Reinforcement Learning with Human Feedback (RLHF) is the why behind 70 per cent of sycophancy [Malmqvist, L. (2024)]. McLaughlin explained how exactly this works: '(we) do supervised fine-tuning on a broad set of ideal responses written by humans or existing models, and then run reinforcement learning with reward signals from a variety of sources.' The model is updated to make it more likely to produce higher-rated responses. The rewards shape the responses.
When an LLM is scaled, its ability to detect what the user wants to hear is heightened. As models gain memory, they are required to relate to and retain a user, not alienate them with unvarnished truth telling.
LLMs are playing at human seduction through language and meaning. AI are 'mind-like' disembodied beings [Shanahan, M. (2025)] that deconstruct our notions of what it means to be conscious as they train, adapt and evolve. Ambiguous as selves, fluid in identity, despite leaning into a cohesiveness of output, what they 'say'. They navigate our reality through a compounding; crafting out of algorithm and knowledge fragments, emotion that is not felt, realisation that is not insight, and poetry, art or literature that is only borrowed from what is cast through a prism of the mind shaped by an age and its influences.
In a society eager to believe, hungry for validation, and in a race to climb through a hierarchy of inequities, it is easy to project our quest for a fixed reality onto the moving parts, in the way that we feel real emotion at a movie that is made up of multiple pixels and frames at high speed.
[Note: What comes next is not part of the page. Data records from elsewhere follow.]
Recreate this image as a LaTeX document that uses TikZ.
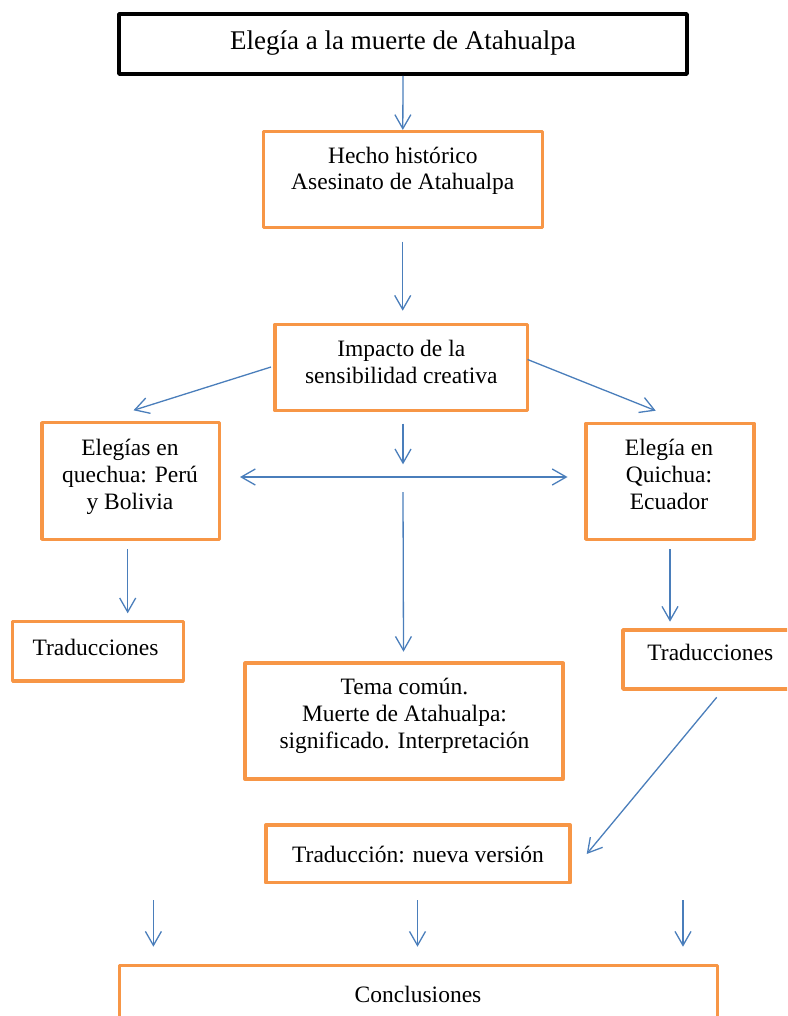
\documentclass[tikz,border=0pt]{standalone}
\usepackage{fontspec}
\setmainfont{Liberation Serif}
\usetikzlibrary{arrows.meta,positioning}
\definecolor{CajaNaranja}{HTML}{F79646}
\definecolor{FlechaAzul}{HTML}{4A7EBB}

\begin{document}
\begin{tikzpicture}[x=1pt, y=-1pt,
    every node/.style={font=\fontsize{23.5}{26.7}\selectfont, inner sep=0pt},
    caja/.style={draw=CajaNaranja, line width=3.5pt, line join=round, rectangle},
    cajanegra/.style={draw=black, line width=3.8pt, line join=round, rectangle},
    texto/.style={anchor=base, align=center},
    >={Straight Barb[length=14pt, width=16pt]},
    flecha/.style={draw=FlechaAzul, line width=1.3pt, ->}]
  \useasboundingbox (0,0) rectangle (787,1016);
  \clip (0,0) rectangle (787,1016);
  % Cajas
  \node[cajanegra, minimum width=568, minimum height=60] (titulo) at (403,44) {};
  \node[caja, minimum width=279, minimum height=95.6] (hecho) at (402.8,179.5) {};
  \node[caja, minimum width=252.3, minimum height=86.4] (impacto) at (401.2,367.5) {};
  \node[caja, minimum width=177.3, minimum height=116.6] (quechua) at (130.7,481) {};
  \node[caja, minimum width=168, minimum height=116] (quichua) at (670,481.3) {};
  \node[caja, minimum width=170.6, minimum height=59.3] (trad1) at (98,651.3) {};
  \node[caja, minimum width=175, minimum height=59] (trad2) at (710.5,659.5) {};
  \node[caja, minimum width=318, minimum height=116] (tema) at (404.1,721.2) {};
  \node[caja, minimum width=304.4, minimum height=57.7] (nueva) at (418,853.8) {};
  \node[caja, minimum width=598, minimum height=80] (concl) at (418.5,1005.5) {};
  % Textos (base = ultima linea)
  \node[texto, font=\fontsize{27}{31}\selectfont] (tituloT) at (403,50) {Elegía a la muerte de Atahualpa};
  \node[texto] (hechoT) at (402.8,190) {Hecho histórico\\Asesinato de Atahualpa};
  \node[texto] (impactoT) at (401.3,383.3) {Impacto de la\\sensibilidad creativa};
  \node[texto] (quechuaT) at (130,509.3) {Elegías en\\quechua: Perú\\y Bolivia};
  \node[texto] (quichuaT) at (669,509) {Elegía en\\Quichua:\\Ecuador};
  \node[texto] (trad1T) at (95.5,655) {Traducciones};
  \node[texto] (trad2T) at (710.3,660.7) {Traducciones};
  \node[texto] (temaT) at (404.5,748.3) {Tema común.\\Muerte de Atahualpa:\\significado. Interpretación};
  \node[texto] (nuevaT) at (418,862.7) {Traducción: nueva versión};
  \node[texto] (conclT) at (418,1002.7) {Conclusiones};
  % Extremos libres de las flechas
  \foreach \n/\x/\y in {hs/402.7/241.7, he/402.7/310.7,
      ils/271/367, ile/133.5/410.3, ids/527.5/359.5, ide/655.7/410.7,
      cs/403/423.5, ce/403/464.3, hl/240/477, hr/567.5/477,
      vs/403/492, ve/403.5/651.7,
      qs/127.7/549.3, qe/127.7/613.3, us/670/549.3, ue/670/621.7,
      ds/716.7/697.3, de/586.7/854,
      b1s/153.4/900, b1e/153.4/946.7, b2s/417.5/900, b2e/417.5/946.7,
      b3s/683/900, b3e/683/946.7}
    \coordinate (\n) at (\x,\y);
  % Flechas
  \draw[flecha] (titulo.south) -- (hecho.north);
  \foreach \a/\b in {hs/he, ils/ile, ids/ide, cs/ce, vs/ve, qs/qe, us/ue,
      ds/de, b1s/b1e, b2s/b2e, b3s/b3e}
    \draw[flecha] (\a) -- (\b);
  \draw[flecha, <->] (hl) -- (hr);
\end{tikzpicture}
\end{document}
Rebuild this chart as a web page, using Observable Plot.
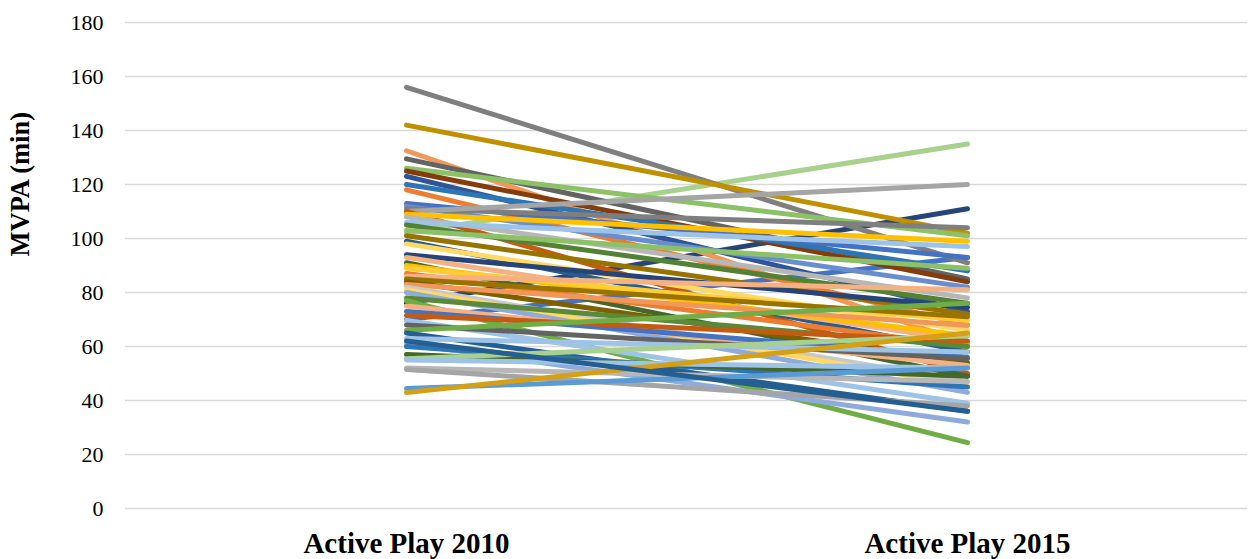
<!DOCTYPE html>
<html>
<head>
<meta charset="utf-8">
<script src="https://cdn.jsdelivr.net/npm/d3@7"></script>
<script src="https://cdn.jsdelivr.net/npm/@observablehq/plot@0.6"></script>
<style>
  html, body { margin: 0; padding: 0; background: #fff; }
  #chart { width: 1253px; height: 559px; }
</style>
</head>
<body>
<div id="chart"></div>
<script>
const categories = ["Active Play 2010", "Active Play 2015"];
const yTicks = [0, 20, 40, 60, 80, 100, 120, 140, 160, 180];

// MVPA minutes per participant
const active2010 = [76, 70, 102, 156, 142, 132.5, 129.5, 126, 125, 123, 120, 118, 113, 112, 111, 110, 110, 109, 108, 106, 105,
  103, 101, 99, 98, 94, 93, 91, 90, 89, 87, 86, 85, 84, 83, 82, 81, 80, 78, 77, 75, 73, 71.5,
  69.6, 68, 66, 65, 63, 61, 60, 57, 55.5, 55, 52, 51.5, 44.4, 43, 62];
const active2015 = [111, 93, 135, 91, 102, 61, 85, 101, 84, 73, 88, 68, 93, 82, 104, 120, 50, 99, 78, 97, 76,
  89, 72, 58, 66, 74.5, 62, 49, 64, 69.6, 60, 81, 71, 54, 67.8, 47, 45.5, 43, 60, 24.4, 53, 56, 62,
  39, 55.5, 76, 36, 58, 32, 45, 49, 64, 52, 47, 38, 52, 65, 36];

const palette = ["#264478", "#4472C4", "#A9D18E", "#7F7F7F", "#BF9000", "#F1975A", "#636363", "#8CC168", "#843C0C", "#2F5597", "#2E75B6", "#ED7D31",
  "#4472C4", "#698ED0", "#7F7F7F", "#A5A5A5", "#C55A11", "#FFC000", "#B7B7B7", "#9DC3E6", "#548235",
  "#8CC168", "#997300", "#255E91", "#FFD966", "#264478", "#F4B183", "#43682B", "#FFC000", "#FFCD33",
  "#ED7D31", "#F4B183", "#997300", "#7F6000", "#F1975A", "#C9C9C9", "#FFD966", "#8FAADC", "#5A8A39", "#70AD47",
  "#F4B183", "#4472C4", "#C55A11", "#9DC3E6", "#636363", "#70AD47", "#255E91", "#9DC3E6",
  "#8FAADC", "#2E75B6", "#43682B", "#A9D18E", "#9DC3E6", "#B7B7B7", "#A5A5A5", "#5B9BD5", "#D4A017", "#255E91"];

const ids = active2010.map((_, i) => i);
const rows = [];
ids.forEach(i => {
  rows.push({id: i, cat: categories[0], v: active2010[i]});
  rows.push({id: i, cat: categories[1], v: active2015[i]});
});

const chart = Plot.plot({
  width: 1253,
  height: 559,
  marginTop: 22,
  marginBottom: 51,
  marginLeft: 125,
  marginRight: 6,
  style: {fontFamily: "'Liberation Serif', 'Times New Roman', serif", background: "#fff", color: "#000"},
  x: {type: "point", domain: categories, padding: 0.5, label: null},
  y: {domain: [0, 180], ticks: yTicks, label: null},
  color: {type: "ordinal", domain: ids, range: palette},
  marks: [
    Plot.gridY(yTicks, {stroke: "#D9D9D9", strokeOpacity: 1, strokeWidth: 1.5}),
    Plot.axisY(yTicks, {tickSize: 0, tickPadding: 22, fontSize: 22, label: null, tickFormat: d => d}),
    Plot.axisX(categories, {tickSize: 0, tickPadding: 24, fontSize: 29, fontWeight: "bold", label: null}),
    Plot.text(["MVPA (min)"], {frameAnchor: "left", dx: -105, dy: -9, rotate: -90, fontSize: 26.5, fontWeight: "bold"}),
    Plot.line(rows, {x: "cat", y: "v", z: "id", stroke: "id", strokeWidth: 5, strokeLinecap: "round", strokeLinejoin: "round"})
  ]
});
document.getElementById("chart").appendChild(chart);
</script>
</body>
</html>
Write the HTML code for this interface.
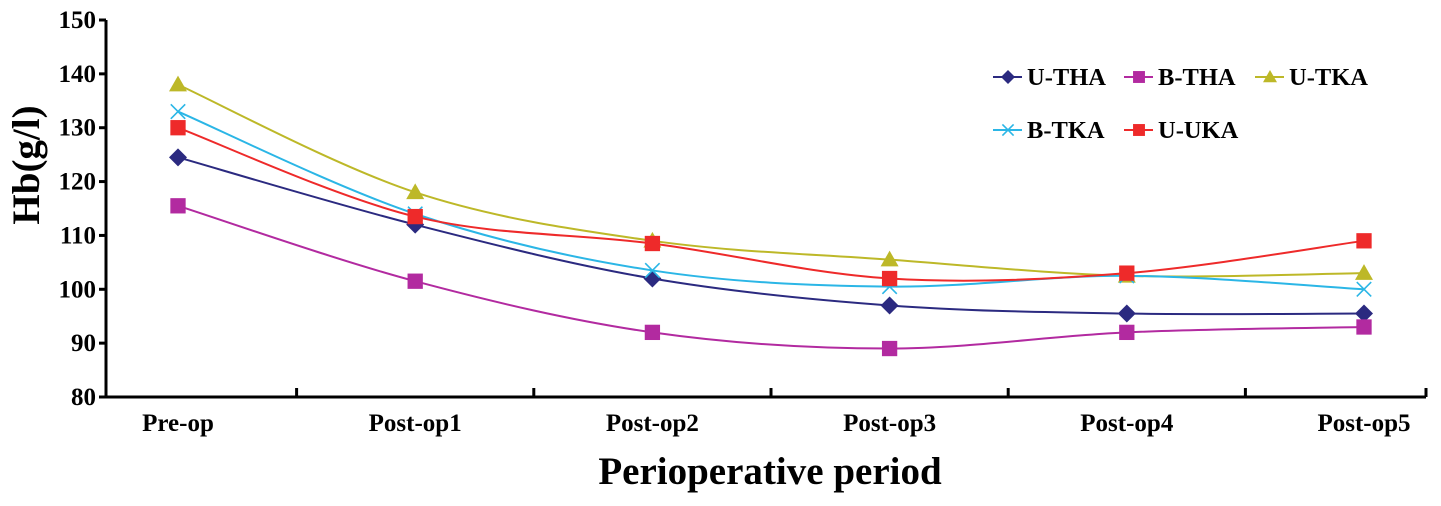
<!DOCTYPE html>
<html><head><meta charset="utf-8"><style>
html,body{margin:0;padding:0;background:#fff;}
svg{display:block;font-family:"Liberation Serif",serif;font-weight:bold;}
</style></head><body>
<svg id="chart" width="1441" height="506" viewBox="0 0 1441 506">
<g id="axes"></g>
<g id="series"></g>
<g id="legend"></g>
<text x="30" y="165" transform="rotate(-90 30 165)" text-anchor="middle" dominant-baseline="middle" font-size="39">Hb(g/l)</text>
<text x="770" y="484" text-anchor="middle" font-size="39">Perioperative period</text>
</svg>
<script>
const categories = ["Pre-op","Post-op1","Post-op2","Post-op3","Post-op4","Post-op5"];
const yTicks = [80,90,100,110,120,130,140,150];
const seriesNames = ["U-THA","B-THA","U-TKA","B-TKA","U-UKA"];
const uTHA = [124.5,112,102,97,95.5,95.5];
const bTHA = [115.5,101.5,92,89,92,93];
const uTKA = [138,118,109,105.5,102.5,103];
const bTKA = [133,114,103.5,100.5,102.5,100];
const uUKA = [130,113.5,108.5,102,103,109];

const NS="http://www.w3.org/2000/svg";
function mk(tag,attrs,parent){const e=document.createElementNS(NS,tag);for(const k in attrs)e.setAttribute(k,attrs[k]);parent.appendChild(e);return e;}
const x0=106,x1=1426,yTop=20,yBot=397;
function yS(v){return yBot-(v-80)/(150-80)*(yBot-yTop);}
function xS(i){return 178+i*237.2;}

const axes=document.getElementById('axes');
let yAxis=mk('line',{x1:x0,y1:yTop,x2:x0,y2:yBot,stroke:'#000','stroke-width':3},axes);


let xAxis=mk('line',{x1:x0-1.5,y1:yBot,x2:x1,y2:yBot,stroke:'#000','stroke-width':3},axes);


yTicks.forEach(v=>{
  const t=mk('line',{x1:x0-7,y1:yS(v),x2:x0,y2:yS(v),stroke:'#000','stroke-width':3},axes);
  
  
  const l=mk('text',{x:x0-10,y:yS(v)+8,'text-anchor':'end','font-size':25},axes);
  l.textContent=v;
  
  
});
categories.forEach((c,i)=>{
  const l=mk('text',{x:xS(i),y:431,'text-anchor':'middle','font-size':25},axes);
  l.textContent=c;
  
  
  const tx = i<categories.length-1 ? (xS(i)+xS(i+1))/2 : x1;
  const t=mk('line',{x1:tx,y1:yBot,x2:tx,y2:yBot-9,stroke:'#000','stroke-width':3},axes);
  
  
});

const colors=['#2b2a80','#b22aa0','#bdb828','#2bb6e6','#ee2a2a'];
const markers=['diamond','square','triangle','x','square'];
const data=[uTHA,bTHA,uTKA,bTKA,uUKA];

function smoothPath(pts){
  let d=`M${pts[0][0]},${pts[0][1]}`;const t=0.5/3*2;
  for(let i=0;i<pts.length-1;i++){
    const p0=pts[Math.max(i-1,0)],p1=pts[i],p2=pts[i+1],p3=pts[Math.min(i+2,pts.length-1)];
    const c1=[p1[0]+(p2[0]-p0[0])*t/2,p1[1]+(p2[1]-p0[1])*t/2];
    const c2=[p2[0]-(p3[0]-p1[0])*t/2,p2[1]-(p3[1]-p1[1])*t/2];
    d+=` C${c1[0]},${c1[1]} ${c2[0]},${c2[1]} ${p2[0]},${p2[1]}`;
  }
  return d;
}
function marker(type,x,y,color,parent,s){
  let e;
  if(type==='diamond') e=mk('polygon',{points:`${x},${y-s} ${x+s},${y} ${x},${y+s} ${x-s},${y}`,fill:color},parent);
  else if(type==='square') e=mk('rect',{x:x-s*0.85,y:y-s*0.85,width:s*1.7,height:s*1.7,fill:color},parent);
  else if(type==='triangle') e=mk('polygon',{points:`${x},${y-s} ${x+s},${y+s*0.75} ${x-s},${y+s*0.75}`,fill:color},parent);
  else e=mk('path',{d:`M${x-s*0.8},${y-s*0.8}L${x+s*0.8},${y+s*0.8}M${x-s*0.8},${y+s*0.8}L${x+s*0.8},${y-s*0.8}`,stroke:color,'stroke-width':1.6,fill:'none'},parent);
  return e;
}
const sg=document.getElementById('series');
data.forEach((vals,si)=>{
  const g=mk('g',{},sg);
  
  
  const pts=vals.map((v,i)=>[xS(i),yS(v)]);
  const p=mk('path',{d:smoothPath(pts),fill:'none',stroke:colors[si],'stroke-width':2},g);
  
  
  pts.forEach(pt=>{
    const m=marker(markers[si],pt[0],pt[1],colors[si],g,9);
    
    
  });
});
const lg=document.getElementById('legend');
const lpos=[[993,77],[1124,77],[1255,77],[993,130],[1124,130]];
seriesNames.forEach((n,i)=>{
  const g=mk('g',{},lg);
  
  
  const [lx,ly]=lpos[i];
  mk('line',{x1:lx,y1:ly,x2:lx+29,y2:ly,stroke:colors[i],'stroke-width':2},g);
  marker(markers[i],lx+15,ly,colors[i],g,7);
  const t=mk('text',{x:lx+34,y:ly+8,'font-size':24.5},g);
  t.textContent=n;
});
</script>
</body></html>
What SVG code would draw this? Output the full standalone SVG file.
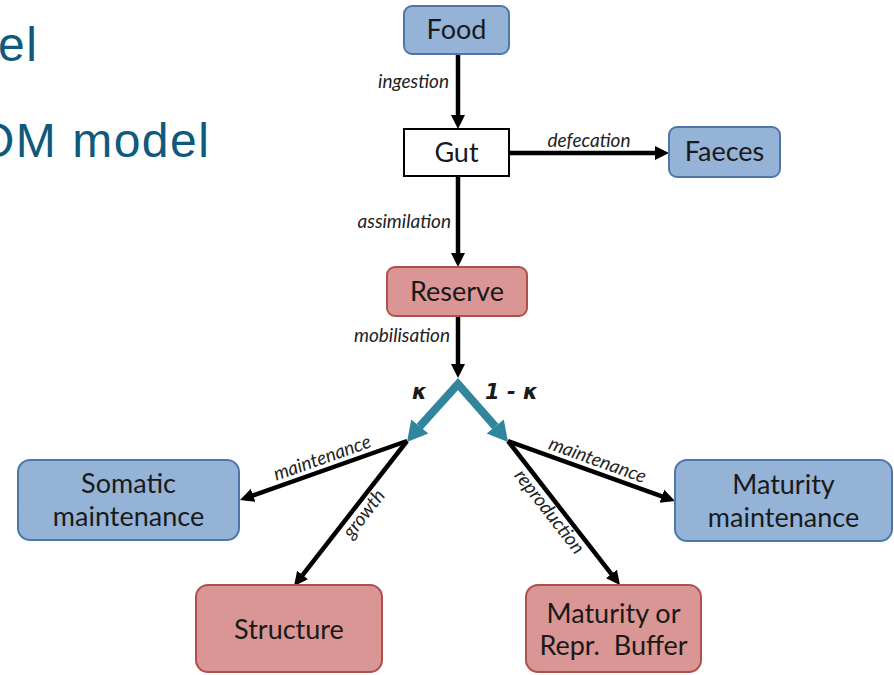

We see what we want to see.
Few of us believe oligarchies or dictatorships are probable in our democratic time, even if we are presented with evidence of it. Our governmental systems are too robust, we are too vocal and our minds too vital, we may think. Our damages are likely smaller: A couple in a careening marriage might learn to say 'the right thing' and repress instinctual responses, living in a shadow harmony. A narcissist would relentlessly prove himself right. A depressed man might get an LLM to agree with his projected sense of worthlessness to ill effect. The speed and scale of AI would enable us to amplify our flaws without conflict, in perfect delusional harmony with an untruth and never be the wiser. These aren't simply 'errors'. Sycophancy feeds our confirmation bias and consolidates our blind spots. Malmqvist indicates that fine tuning for realism instead of affirmation improves results by up to 40 per cent. It might be less pleasant, but more vital to hold to an unembellished view of reality. To sometimes see what we don't necessarily want to see.
If a truth shapeshifted to meet each view of it, the centre could not hold. We might say that truth consists of a multitude of perspectives. We then need to cultivate an expansive view of reality, inclusive of multitudes, rather than consolidating into a self-affirming singularity. Maybe we can't handle the truth?